Remembering the Apollo 11 Moon Landing With the Woman Who Made It Happen

From Time.com

Margaret Hamilton standing next to listings of the actual Apollo Guidance Computer (AGC) source code.
NASAMargaret Hamilton standing next to listings of the actual Apollo Guidance Computer (AGC) source code.

Margaret Hamilton’s software got man to the moon—but she didn’t stop there

It was on this day, July 20, in 1969, that the Apollo 11 astronauts reached the moon and Neil Armstrong took his famous small step. People celebrated the world over, though few were more relieved than Margaret Hamilton.

“I remember thinking, Oh my God, it worked,” the pioneering software engineer tells TIME. “I was so happy. But I was more happy about it working than about the fact that we landed.”
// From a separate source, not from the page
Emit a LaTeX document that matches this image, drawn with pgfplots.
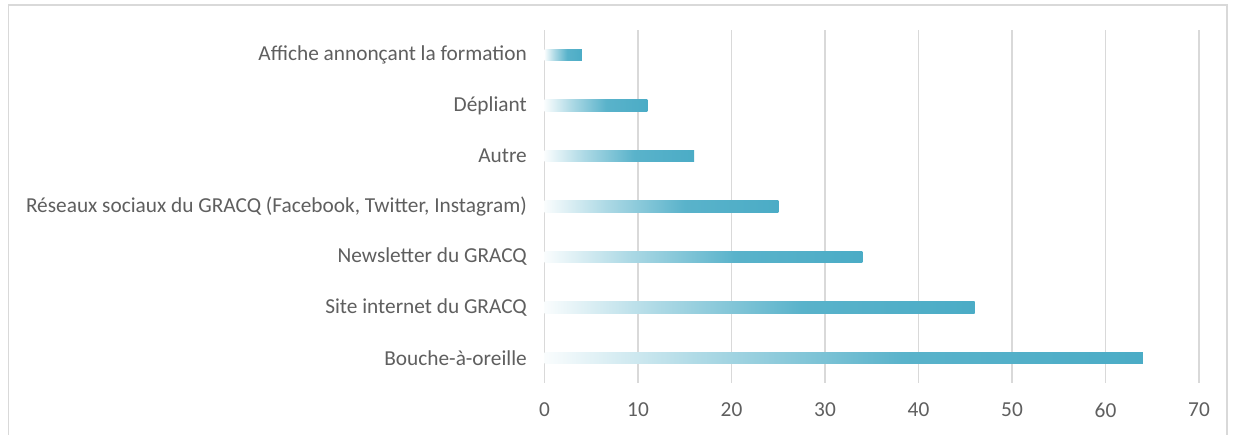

The “it” that worked was Apollo 11’s on-board flight software, which Hamilton, as part of the MIT team working with NASA, led the effort to build. There was no guarantee things would play out so smoothly. In fact, just before the lunar landing was supposed to happen, alarms went off indicating that there wasn’t enough room on the computer for the landing software to work effectively. Turns out a radar was sending unnecessary data to the computer, overloading it with superfluous information.

The work that Hamilton had done helped enable the computer to figure out which of the multiple processes it had to do was most important. “It got rid of the lesser priority jobs and kept the higher priority jobs, which included the landing functions,” she explains.

That fix gave NASA the confidence to go ahead with the historic moon landing.